There are several things in this world which serve as therapy, and one of the most important, and intriguing, is displacement therapy. That is, when one spends an entire lunchtime telling, even ordering, someone to do exactly what you know full well you ought to be doing yourself.

Well, it’s never quite that simple, nor is the match ever exact, but I sit here under Paolazzi’s Newton, a man bent double measuring the universe yet failing to look upwards to the wonders of the heavens, and things become, inexorably, just that little bit more plain.

I have issues, problems, conundra, mental and emotional blocks. Today they are rendered meaningless, pitiful, mundane and, dare I say it, self-indulgent.

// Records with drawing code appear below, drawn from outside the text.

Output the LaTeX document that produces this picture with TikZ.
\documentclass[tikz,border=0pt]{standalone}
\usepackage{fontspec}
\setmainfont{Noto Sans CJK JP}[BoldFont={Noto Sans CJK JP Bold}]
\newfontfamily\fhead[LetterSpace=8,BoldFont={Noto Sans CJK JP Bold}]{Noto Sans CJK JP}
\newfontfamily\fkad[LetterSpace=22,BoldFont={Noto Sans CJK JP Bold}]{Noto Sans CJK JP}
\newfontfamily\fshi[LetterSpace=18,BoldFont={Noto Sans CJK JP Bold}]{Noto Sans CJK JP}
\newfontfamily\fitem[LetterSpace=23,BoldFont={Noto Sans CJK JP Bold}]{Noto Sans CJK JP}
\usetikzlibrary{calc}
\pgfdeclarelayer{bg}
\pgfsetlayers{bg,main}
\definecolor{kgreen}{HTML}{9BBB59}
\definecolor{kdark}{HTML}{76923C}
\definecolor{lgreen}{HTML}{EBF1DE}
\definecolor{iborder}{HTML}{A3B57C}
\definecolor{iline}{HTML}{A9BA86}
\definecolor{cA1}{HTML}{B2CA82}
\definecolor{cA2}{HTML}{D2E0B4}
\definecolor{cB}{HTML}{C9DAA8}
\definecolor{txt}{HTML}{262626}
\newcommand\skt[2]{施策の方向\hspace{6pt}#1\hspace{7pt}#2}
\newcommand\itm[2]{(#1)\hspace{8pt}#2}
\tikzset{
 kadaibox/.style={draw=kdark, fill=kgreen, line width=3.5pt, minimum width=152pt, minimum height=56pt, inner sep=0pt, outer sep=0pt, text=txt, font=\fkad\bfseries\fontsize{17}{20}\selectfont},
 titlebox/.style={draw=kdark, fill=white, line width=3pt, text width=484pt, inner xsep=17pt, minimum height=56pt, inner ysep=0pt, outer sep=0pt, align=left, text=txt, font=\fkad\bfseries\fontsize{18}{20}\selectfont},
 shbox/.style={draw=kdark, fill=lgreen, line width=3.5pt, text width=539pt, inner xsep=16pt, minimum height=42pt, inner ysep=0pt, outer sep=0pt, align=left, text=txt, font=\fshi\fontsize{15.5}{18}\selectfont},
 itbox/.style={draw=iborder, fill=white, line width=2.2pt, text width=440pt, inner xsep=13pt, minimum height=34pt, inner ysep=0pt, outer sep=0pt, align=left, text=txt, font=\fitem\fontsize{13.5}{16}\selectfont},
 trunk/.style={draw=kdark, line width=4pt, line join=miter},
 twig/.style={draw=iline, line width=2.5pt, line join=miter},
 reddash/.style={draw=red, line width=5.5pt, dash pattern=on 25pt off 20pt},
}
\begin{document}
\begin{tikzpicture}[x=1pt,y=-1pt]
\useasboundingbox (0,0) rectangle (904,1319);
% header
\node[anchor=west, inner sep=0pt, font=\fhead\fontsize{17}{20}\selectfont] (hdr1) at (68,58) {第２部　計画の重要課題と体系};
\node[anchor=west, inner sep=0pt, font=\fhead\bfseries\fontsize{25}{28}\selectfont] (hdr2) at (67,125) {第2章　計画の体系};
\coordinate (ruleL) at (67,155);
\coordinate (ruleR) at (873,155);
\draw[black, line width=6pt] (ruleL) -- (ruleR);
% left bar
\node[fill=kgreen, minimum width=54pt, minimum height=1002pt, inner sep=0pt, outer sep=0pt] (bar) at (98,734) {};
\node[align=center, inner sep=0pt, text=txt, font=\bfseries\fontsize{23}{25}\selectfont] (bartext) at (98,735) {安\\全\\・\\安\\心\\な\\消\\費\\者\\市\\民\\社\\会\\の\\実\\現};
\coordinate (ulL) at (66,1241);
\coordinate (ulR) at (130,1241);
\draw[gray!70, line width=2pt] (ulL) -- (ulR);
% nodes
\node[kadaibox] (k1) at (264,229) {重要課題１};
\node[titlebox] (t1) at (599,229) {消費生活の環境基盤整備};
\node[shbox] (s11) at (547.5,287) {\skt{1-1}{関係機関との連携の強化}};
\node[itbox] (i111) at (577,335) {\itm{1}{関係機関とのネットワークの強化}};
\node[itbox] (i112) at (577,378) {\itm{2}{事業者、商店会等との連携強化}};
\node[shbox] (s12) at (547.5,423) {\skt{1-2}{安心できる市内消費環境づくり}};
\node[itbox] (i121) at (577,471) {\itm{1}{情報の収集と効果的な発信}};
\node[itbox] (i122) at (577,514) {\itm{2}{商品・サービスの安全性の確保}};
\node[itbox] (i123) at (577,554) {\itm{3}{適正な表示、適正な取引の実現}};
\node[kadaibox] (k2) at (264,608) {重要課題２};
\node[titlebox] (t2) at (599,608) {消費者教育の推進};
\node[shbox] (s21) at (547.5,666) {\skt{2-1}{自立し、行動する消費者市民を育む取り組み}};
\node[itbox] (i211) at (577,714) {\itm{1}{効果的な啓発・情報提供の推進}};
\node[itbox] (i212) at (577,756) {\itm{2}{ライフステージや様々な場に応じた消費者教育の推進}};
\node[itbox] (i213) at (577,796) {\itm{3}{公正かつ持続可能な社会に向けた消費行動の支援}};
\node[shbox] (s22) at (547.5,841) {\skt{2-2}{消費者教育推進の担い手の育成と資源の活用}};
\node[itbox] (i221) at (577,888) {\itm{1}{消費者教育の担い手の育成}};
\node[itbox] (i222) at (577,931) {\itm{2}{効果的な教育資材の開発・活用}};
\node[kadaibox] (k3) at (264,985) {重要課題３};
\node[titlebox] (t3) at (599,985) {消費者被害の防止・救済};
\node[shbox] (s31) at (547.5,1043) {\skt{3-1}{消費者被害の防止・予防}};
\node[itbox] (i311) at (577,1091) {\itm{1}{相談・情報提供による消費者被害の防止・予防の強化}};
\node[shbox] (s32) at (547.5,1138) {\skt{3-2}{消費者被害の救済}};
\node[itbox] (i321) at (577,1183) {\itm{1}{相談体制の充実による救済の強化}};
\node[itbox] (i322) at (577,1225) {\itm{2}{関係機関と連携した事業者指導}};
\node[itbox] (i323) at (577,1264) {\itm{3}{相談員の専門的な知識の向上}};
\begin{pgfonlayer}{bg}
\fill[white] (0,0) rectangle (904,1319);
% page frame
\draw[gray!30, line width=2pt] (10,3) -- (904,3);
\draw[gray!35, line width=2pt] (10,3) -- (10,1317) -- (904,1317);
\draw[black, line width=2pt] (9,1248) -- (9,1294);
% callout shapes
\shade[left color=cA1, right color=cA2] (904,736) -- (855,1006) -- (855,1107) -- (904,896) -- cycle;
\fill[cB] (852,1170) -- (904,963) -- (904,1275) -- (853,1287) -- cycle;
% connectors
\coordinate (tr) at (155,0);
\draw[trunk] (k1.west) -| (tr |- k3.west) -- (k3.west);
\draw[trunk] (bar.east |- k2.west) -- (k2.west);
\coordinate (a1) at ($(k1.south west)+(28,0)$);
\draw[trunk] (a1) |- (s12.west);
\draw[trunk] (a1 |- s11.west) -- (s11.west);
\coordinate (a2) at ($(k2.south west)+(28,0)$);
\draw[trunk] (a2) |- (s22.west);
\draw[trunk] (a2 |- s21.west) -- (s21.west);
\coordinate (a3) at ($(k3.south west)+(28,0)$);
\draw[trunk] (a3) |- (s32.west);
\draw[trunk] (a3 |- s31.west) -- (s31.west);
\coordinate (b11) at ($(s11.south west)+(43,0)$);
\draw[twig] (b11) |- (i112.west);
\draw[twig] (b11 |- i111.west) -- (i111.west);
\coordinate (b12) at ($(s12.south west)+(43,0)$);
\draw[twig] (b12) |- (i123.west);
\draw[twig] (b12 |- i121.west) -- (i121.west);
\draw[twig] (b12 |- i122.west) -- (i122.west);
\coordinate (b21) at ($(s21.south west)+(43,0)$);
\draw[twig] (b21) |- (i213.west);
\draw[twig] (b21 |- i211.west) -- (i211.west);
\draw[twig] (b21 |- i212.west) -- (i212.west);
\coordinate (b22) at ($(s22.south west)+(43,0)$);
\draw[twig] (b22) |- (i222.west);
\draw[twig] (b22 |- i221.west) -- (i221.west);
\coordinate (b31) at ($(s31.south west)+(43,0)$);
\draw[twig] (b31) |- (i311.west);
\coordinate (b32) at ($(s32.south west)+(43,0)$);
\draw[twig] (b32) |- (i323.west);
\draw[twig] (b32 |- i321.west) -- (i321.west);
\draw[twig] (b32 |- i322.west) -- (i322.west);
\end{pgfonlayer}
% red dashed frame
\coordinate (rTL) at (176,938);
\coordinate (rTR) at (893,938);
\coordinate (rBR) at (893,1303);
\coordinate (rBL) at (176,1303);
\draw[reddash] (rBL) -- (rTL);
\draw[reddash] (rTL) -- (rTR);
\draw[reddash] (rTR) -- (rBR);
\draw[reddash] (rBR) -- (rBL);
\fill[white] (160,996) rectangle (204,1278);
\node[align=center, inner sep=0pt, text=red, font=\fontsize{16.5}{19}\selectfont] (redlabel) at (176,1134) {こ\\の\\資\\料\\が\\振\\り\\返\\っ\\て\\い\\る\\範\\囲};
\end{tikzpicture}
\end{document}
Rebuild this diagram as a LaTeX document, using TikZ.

I haven’t been to the library for months, so long that my card has expired, and to renew I need seventeen pieces of dna, the usual addresses … all for a library for which I have held a card for nigh on ten years, and which won’t allow me to take out any books. Where do I live? Not at my address, that’s for sure … I await removal. But this is positive, for where I go next, I stay. It will be my place, in the widest sense. And under Newton, watching the detritus wander in and out of the library, I feel at home, at ease.

They also serve who stand and wait. And I wait, as I do so often. What for today? I know in physical form, in intellectual form, but not in emotional form. Though I can guess. A loose end after lunch invites coffee.

My partner for lunch is a special woman to me, one who is finally emerging from a period of mourning, and slowly understanding that her time in metaphorical black is done. And quite right too. I encourage, even berate her into taking the steps she wants to take, to get back into life and enjoy what it throws at her. I encourage her to allow herself to enjoy, to experience, to have fun … to live. And she will.

It occurs to me more than once during our conversation that I am, in effect, speaking to myself. Like Newton, I’m looking at the wrong thing, measuring and analysing when I ought to be feeling. The German passenger on the train behind me (that’s right, one hiatus mid blog due to the friend for whom I waited under Newton’s statue arriving and our drinking much coffee – at a coffee shop called Wot the Dickens, a crap name which gave the lie to the style, attitude and coffee served within) suddenly wonders whether he’s at Gatwick because of the word ‘International’ at St Pancras. Looking at the wrong thing – the qualifier rather than the qualified.

Bacon tells a different story, of the philosopher so intent on looking at the stars that he walked into the lake, when all he had to do was look into the water and he would have seen the reflection of the stars while keeping his feet firmly on dry land.

Where one focuses one’s sight makes an awful lot of difference.